Re: Solar water heater.

Posted: Wed Jul 12, 2023 10:09 pm
by llondel
I'm about to experiment with solar heating for the pool - crude set-up to start with, 100ft of black PVC tubing and an aquarium pump. Circulate pool water through the tubing which is left in sunlight, and see what temperature increase I see.

Re: Solar water heater.

Posted: Wed Jul 12, 2023 10:22 pm
by Karearea
llondel wrote:
Wed Jul 12, 2023 10:09 pm
I'm about to experiment with solar heating for the pool - crude set-up to start with, 100ft of black PVC tubing and an aquarium pump. Circulate pool water through the tubing which is left in sunlight, and see what temperature increase I see.
^ that should work very well; had a pool some years ago and did exactly that, I think the water-temperature ended up being about 27°C :)

Pool was 50' long from memory, in-ground, and the extra hose was incorporated into the pool's main pump system.

Re: Solar water heater.

Posted: Mon Aug 21, 2023 12:52 pm
by OFSO
Llondel, our black PVC mains water tubing perforates in one to two years here when exposed to direct sunlight. Pinhole leaks.

I've just changed a length of the same pipe indoors, dated 1996, which split end to end.

Re: Solar water heater.

Posted: Mon Aug 21, 2023 5:02 pm
by Pontius Navigator
llondel, I had some commercial dome heaters. Water was taken from the pool pump outlet, passed through a filter, through an inline electric heater, to the pair of dome heaters.

The dome heaters had a conical spiral of black ridged tubing. Heated water was fed back to the pool.

With that setup ensure the pool pump is off when the is no solar heating else the pool will heat the air.

I needed to use electric power at cheap rate overnight and solar by day. I considered automatic switching but instead opted for a manual setup. At night the solar was isolated. By day the electric switched off with a time switch. Worked well.

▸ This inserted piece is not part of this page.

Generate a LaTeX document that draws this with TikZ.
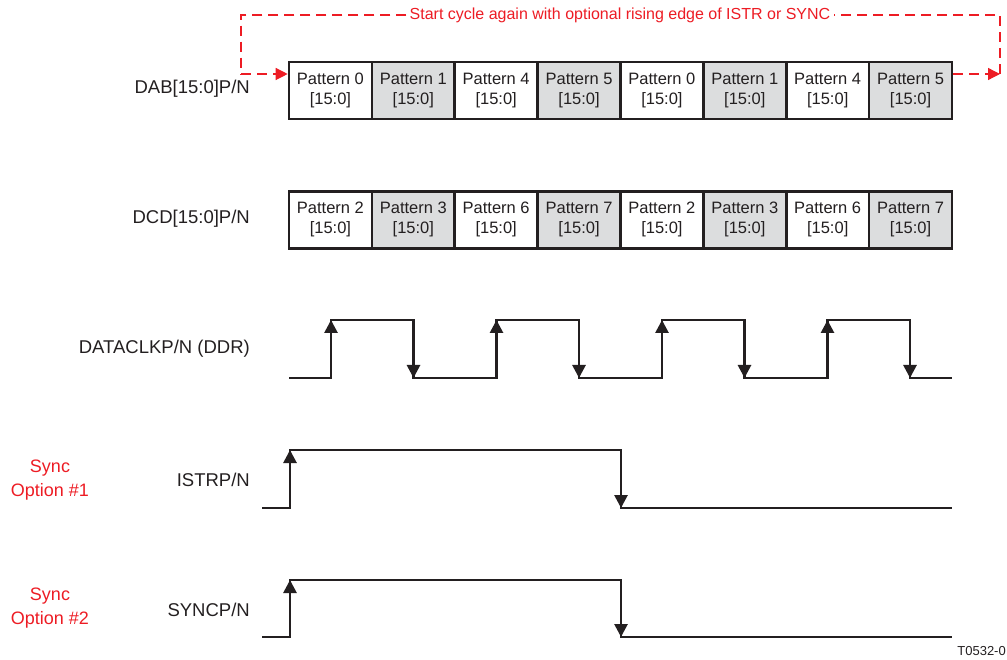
\documentclass[tikz,border=0pt]{standalone}
\usepackage{fontspec}
\setmainfont{Liberation Sans}
\usetikzlibrary{arrows.meta,calc}
\definecolor{ink}{RGB}{35,31,32}
\definecolor{sred}{RGB}{237,28,36}
\definecolor{cellgray}{RGB}{220,221,222}
\begin{document}
\begin{tikzpicture}[x=1pt,y=-1pt,
  cellbox/.style={draw=ink,line width=2.6pt,minimum width=82.875pt,minimum height=57pt,inner sep=0pt,
    align=center,text=ink,font=\fontsize{16.5}{20}\selectfont},
  sig/.style={anchor=east,text=ink,font=\fontsize{18.5}{21}\selectfont,inner sep=0pt},
  redlbl/.style={align=center,text=sred,font=\fontsize{18}{24}\selectfont,inner sep=0pt},
  wave/.style={draw=ink,line width=2.7pt},
  edgearr/.style={draw=ink,line width=2.7pt,-{Triangle[length=13pt,width=13pt]}},
  dashline/.style={draw=sred,line width=1.3pt,dash pattern=on 10pt off 6pt},
  dasharr/.style={dashline,-{Triangle[length=12pt,width=12pt]}}
]
\useasboundingbox (0,0) rectangle (1007,660);
% DAB row
\foreach \i/\p in {0/0,1/1,2/4,3/5,4/0,5/1,6/4,7/5}{
  \pgfmathtruncatemacro{\odd}{mod(\i,2)}
  \ifnum\odd=1
    \node[cellbox,fill=cellgray] (a\i) at ({330.4375+82.875*\i},90.5) {\strut Pattern \p\\\strut{[15:0]}};
  \else
    \node[cellbox,fill=white] (a\i) at ({330.4375+82.875*\i},90.5) {\strut Pattern \p\\\strut{[15:0]}};
  \fi
}
% DCD row
\foreach \i/\p in {0/2,1/3,2/6,3/7,4/2,5/3,6/6,7/7}{
  \pgfmathtruncatemacro{\odd}{mod(\i,2)}
  \ifnum\odd=1
    \node[cellbox,fill=cellgray] (d\i) at ({330.4375+82.875*\i},220) {\strut Pattern \p\\\strut{[15:0]}};
  \else
    \node[cellbox,fill=white] (d\i) at ({330.4375+82.875*\i},220) {\strut Pattern \p\\\strut{[15:0]}};
  \fi
}
% signal labels
\node[sig] (ldab) at (250,89) {DAB[15:0]P/N};
\node[sig] (ldcd) at (250,219) {DCD[15:0]P/N};
\node[sig] (lclk) at (250,349) {DATACLKP/N (DDR)};
\node[sig] (listr) at (250,480) {ISTRP/N};
\node[sig] (lsync) at (250,610) {SYNCP/N};
\node[redlbl] (opt1) at (50,480) {Sync\\Option \#1};
\node[redlbl] (opt2) at (50,608) {Sync\\Option \#2};
\node[anchor=east,text=ink,font=\fontsize{13}{15}\selectfont,inner sep=0pt] (tag) at (1006,651) {T0532-0};
% dashed loop
\node[text=sred,fill=white,inner sep=3pt,font=\fontsize{16}{18}\selectfont] (title) at (620,15) {Start cycle again with optional rising edge of ISTR or SYNC};
\coordinate (lt) at (241,15);
\coordinate (lp) at (241,74);
\coordinate (rt) at (1000,15);
\coordinate (rp) at (1000,74);
\draw[dashline] (title.west) -- (lt) -- (lp);
\draw[dasharr] (lp) -- (a0.west |- lp);
\draw[dasharr] (a7.east |- rp) -- (rp);
\draw[dashline] (rp) -- (rt) -- (title.east);
% clock
\draw[wave] (289,378) -- (331,378) -- (331,320) -- (413.5,320) -- (413.5,378)
  -- (496.5,378) -- (496.5,320) -- (579,320) -- (579,378)
  -- (662,378) -- (662,320) -- (744.5,320) -- (744.5,378)
  -- (827.5,378) -- (827.5,320) -- (910,320) -- (910,378) -- (952,378);
\foreach \r in {331,496.5,662,827.5}{\draw[edgearr] (\r,378) -- (\r,320);}
\foreach \f in {413.5,579,744.5,910}{\draw[edgearr] (\f,320) -- (\f,378);}
% ISTR
\draw[wave] (262,508) -- (290,508) -- (290,450) -- (621,450) -- (621,508) -- (952,508);
\draw[edgearr] (290,508) -- (290,450);
\draw[edgearr] (621,450) -- (621,508);
% SYNC
\draw[wave] (262,637) -- (290,637) -- (290,580) -- (621,580) -- (621,637) -- (952,637);
\draw[edgearr] (290,637) -- (290,580);
\draw[edgearr] (621,580) -- (621,637);
\end{tikzpicture}
\end{document}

Unfortunately, as OFSO says, the black tubing fails. The tubing was a hard rigid plastic as the spiral radius tightened there was stress on the tube.

Re: Solar water heater.

Posted: Tue Aug 22, 2023 3:21 am
by Karearea
The tubing I'm familiar with was probably a 20mm or 25mm heavy-duty alkathene pipe.
Had hundreds of metres of this on the ground elsewhere for irrigation water-supply, for a couple of decades.
If it froze it would blow connecting fittings apart but never split.
Exposed to very high summer temperatures in full sun.
Never had any leaks in the pipe itself.

Re: Solar water heater.

Posted: Tue Aug 22, 2023 7:26 am
by Pontius Navigator
For pool heating the other issue is space. If confined the domes were good, up to a metre square each. By definition though half were at the back from the sun.

One home made one I heard of was a black painted barrel, pipe coiled in the barrel, barrel filled with water.

Another system, Walmart I think, was water panels on a roof. Not sure the flow method.